Alphabet Inc.’s Google is laying off hundreds of employees across several of their departments such as central engineering, Google Voice Assistant and the hardware team responsible for Pixel, Nest and Fitbit as part of its ongoing cost-cutting actions, according to media reports on Thursday.
The augmented reality (AR) hardware team is the most affected, with hundreds of roles being eliminated. The move comes as Google works on an OEM-partnership model for AR hardware and is no longer working on its own AR hardware.
As for the hardware team, Google is looking to have only one centralized team that will be responsible for hardware engineering across Pixel, Nest, and Fitbit, with one leader responsible for all the products.
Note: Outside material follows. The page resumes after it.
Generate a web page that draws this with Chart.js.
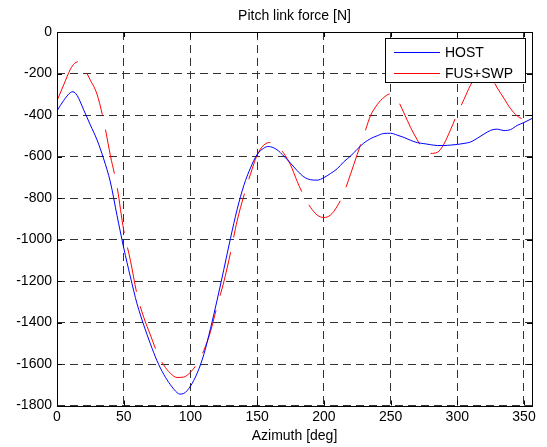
<!DOCTYPE html>
<html>
<head>
<meta charset="utf-8">
<script src="https://cdn.jsdelivr.net/npm/chart.js@4"></script>
<style>
  html, body { margin: 0; padding: 0; background: #fff; }
  #wrap { width: 547px; height: 447px; }
</style>
</head>
<body>
<div id="wrap"><canvas id="forceChart" width="547" height="447"></canvas></div>
<script>
// Pitch link force vs azimuth
const chartTitle = 'Pitch link force [N]';
const xTitle = 'Azimuth [deg]';
const seriesNames = ['HOST', 'FUS+SWP'];
const seriesColors = ['#0000ff', '#ff0000'];
const xTicks = [0, 50, 100, 150, 200, 250, 300, 350];
const yTicks = [0, -200, -400, -600, -800, -1000, -1200, -1400, -1600, -1800];

const hostAzimuth = [0, 5, 10, 12, 15, 20, 25, 30, 35, 40, 45, 50, 55, 60, 65, 70, 75, 80, 85, 90, 92,
    95, 100, 105, 110, 115, 120, 125, 130, 135, 140, 145, 150, 155, 158,
    160, 165, 170, 175, 180, 185, 190, 195, 200, 205, 210, 215, 220, 225, 230, 235, 240, 245, 250, 255,
    260, 265, 270, 275, 280, 285, 290, 295, 300, 305, 310, 315, 320, 325, 330, 335, 340, 345, 350, 356];
const hostForce = [-380, -330, -292, -288, -305, -375, -448, -520, -612, -723, -885, -1040, -1180, -1310, -1412, -1503, -1585, -1650, -1700, -1738, -1745,
    -1742, -1707, -1645, -1555, -1430, -1292, -1145, -995, -855, -740, -655, -590, -560, -552,
    -553, -568, -598, -632, -668, -698, -712, -714, -702, -682, -659, -625, -598, -565, -535, -514, -500, -489, -488, -497,
    -508, -522, -533, -538, -543, -547, -547, -545, -542, -537, -530, -512, -492, -474, -468, -475, -470, -450, -436, -417];

const fusAzimuth = [0, 5, 10, 13, 16, 20, 25, 30, 35, 40, 45, 50, 55, 60, 65, 70, 75, 80, 85, 90, 95,
    100, 105, 110, 115, 120, 125, 130, 135, 140, 145, 150, 155, 160, 165, 170, 175, 180, 185, 190, 195,
    200, 205, 210, 215, 220, 225, 230, 235, 240, 245, 250, 255, 260, 265, 270, 275, 280, 285, 290, 295,
    300, 305, 310, 315, 320, 325, 330, 335, 340, 345, 350, 353, 356];
const fusForce = [-331, -255, -180, -152, -143, -172, -232, -300, -428, -595, -745, -955, -1100, -1265, -1375, -1460, -1545, -1605, -1645, -1665, -1663,
    -1640, -1598, -1535, -1445, -1320, -1205, -1065, -910, -790, -685, -593, -545, -532, -550, -585, -640, -720, -790, -845, -882,
    -894, -882, -840, -775, -685, -590, -497, -403, -350, -315, -298, -325, -390, -460, -520, -571, -585, -580, -540, -470,
    -395, -325, -255, -205, -185, -215, -270, -320, -370, -405, -422, -424, -398];

const FONT = '"Liberation Sans", Arial, Helvetica, sans-serif';

function toPoints(xs, ys) {
    return xs.map((x, i) => ({ x: x, y: ys[i] }));
}

// box, inward ticks, title
const framePlugin = {
    id: 'frame',
    afterDatasetsDraw(chart) {
        const ctx = chart.ctx;
        const a = chart.chartArea;
        const xs = chart.scales.x, ys = chart.scales.y;
        ctx.save();
        ctx.strokeStyle = '#000';
        ctx.lineWidth = 1;
        ctx.setLineDash([]);
        ctx.beginPath();
        xTicks.forEach(v => {
            const px = Math.round(xs.getPixelForValue(v)) + 0.5;
            ctx.moveTo(px, a.bottom); ctx.lineTo(px, a.bottom - 5);
            ctx.moveTo(px, a.top); ctx.lineTo(px, a.top + 5);
        });
        yTicks.forEach(v => {
            const py = Math.round(ys.getPixelForValue(v)) + 0.5;
            ctx.moveTo(a.left, py); ctx.lineTo(a.left + 5, py);
            ctx.moveTo(a.right, py); ctx.lineTo(a.right - 5, py);
        });
        ctx.stroke();
        ctx.strokeRect(Math.round(a.left) + 0.5, Math.round(a.top) + 0.5,
            Math.round(a.right - a.left), Math.round(a.bottom - a.top));
        ctx.restore();
    },
    afterDraw(chart) {
        const ctx = chart.ctx;
        const a = chart.chartArea;
        ctx.save();
        ctx.fillStyle = '#000';
        ctx.font = '14px ' + FONT;
        ctx.textAlign = 'center';
        ctx.textBaseline = 'middle';
        ctx.fillText(chartTitle, (a.left + a.right) / 2, 16);
        ctx.restore();
    }
};

// legend box drawn inside the plot, over the lines
const boxLegend = {
    id: 'boxLegend',
    afterDatasetsDraw(chart) {
        const ctx = chart.ctx;
        const x0 = 385, y0 = 38, w = 140, h = 44;
        ctx.save();
        ctx.setLineDash([]);
        ctx.fillStyle = '#fff';
        ctx.fillRect(x0, y0, w, h);
        ctx.strokeStyle = '#000';
        ctx.lineWidth = 1;
        ctx.strokeRect(x0 + 0.5, y0 + 0.5, w, h);
        ctx.font = '14px ' + FONT;
        ctx.textBaseline = 'middle';
        ctx.textAlign = 'left';
        seriesNames.forEach((name, i) => {
            const y = y0 + 14 + i * 21;
            ctx.strokeStyle = seriesColors[i];
            ctx.beginPath();
            ctx.moveTo(x0 + 9, y + 0.5);
            ctx.lineTo(x0 + 55, y + 0.5);
            ctx.stroke();
            ctx.fillStyle = '#000';
            ctx.fillText(name, x0 + 60, y + 1);
        });
        ctx.restore();
    }
};

const ctx = document.getElementById('forceChart').getContext('2d');
new Chart(ctx, {
    type: 'line',
    data: {
        datasets: [{
            label: seriesNames[0],
            data: toPoints(hostAzimuth, hostForce),
            borderColor: seriesColors[0],
            borderWidth: 1,
            pointRadius: 0,
            cubicInterpolationMode: 'monotone',
            fill: false
        }, {
            label: seriesNames[1],
            data: toPoints(fusAzimuth, fusForce),
            borderColor: seriesColors[1],
            borderWidth: 1,
            borderDash: [45, 15],
            pointRadius: 0,
            cubicInterpolationMode: 'monotone',
            fill: false
        }]
    },
    options: {
        responsive: false,
        animation: false,
        events: [],
        layout: { padding: { top: 32, right: 15, left: 0, bottom: 0 } },
        plugins: {
            legend: { display: false },
            title: { display: false },
            tooltip: { enabled: false }
        },
        scales: {
            x: {
                type: 'linear',
                min: 0,
                max: 356,
                afterBuildTicks: s => { s.ticks = xTicks.map(v => ({ value: v })); },
                afterFit: s => { s.height = 41.5; },
                ticks: { color: '#000', font: { family: FONT, size: 14 }, padding: 3, maxRotation: 0,
                    callback: v => String(v) },
                grid: { color: '#333', lineWidth: 1, drawTicks: false },
                border: { display: false, dash: [8, 5] },
                title: { display: true, text: xTitle, color: '#000', font: { family: FONT, size: 14 }, padding: { top: 0, bottom: 2 } }
            },
            y: {
                min: -1800,
                max: 0,
                afterBuildTicks: s => { s.ticks = yTicks.map(v => ({ value: v })); },
                afterFit: s => { s.width = 57; },
                ticks: { color: '#000', font: { family: FONT, size: 14 }, padding: 5,
                    callback: v => String(v) },
                grid: { color: '#333', lineWidth: 1, drawTicks: false },
                border: { display: false, dash: [8, 5] }
            }
        }
    },
    plugins: [framePlugin, boxLegend]
});
</script>
</body>
</html>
Previously, Pixel, Nest, and Fitbit had separate teams to handle aspects such as design, hardware engineering, software, UI, etc.
This reorganization has seen hundreds of roles been eliminated, including Fitbit co-founders James Park and Eric Friedman, as well as other Fitbit leaders, leaving the company.
Regarding the Google Voice Assistant team, Google is said to be now looking to use its generative AI-powered Bard chatbot to further develop and revamp its Assistant offerings.
In a statement attributed to Google, the move comes as the company looks to “responsibly invest in our company’s biggest priorities and the significant opportunities ahead.”
Reacting to the latest round of job cuts, Alphabet Workers Union (AWU-CWA) wrote on X, “Tonight, Google began another round of needless layoffs. Our members and teammates work hard every day to build great products for our users, and the company cannot continue to fire our coworkers while making billions every quarter. We won’t stop fighting until our jobs are safe!”
A year ago, Google had said it would lay off 12,000 employees or around 6% of its workforce, across Alphabet, product areas, functions, levels and regions.
This was seen to be the biggest round of layoffs in the history of the company in a single year.
On Wednesday, Amazon said it will lay off hundreds of employees from its Prime Video and Amazon MGM Studios divisions, according to an email to employees.
The layoffs come on the same day Amazon-owned Twitch livestreaming platform announced it will cut 500 jobs or 35 percent of its workforce.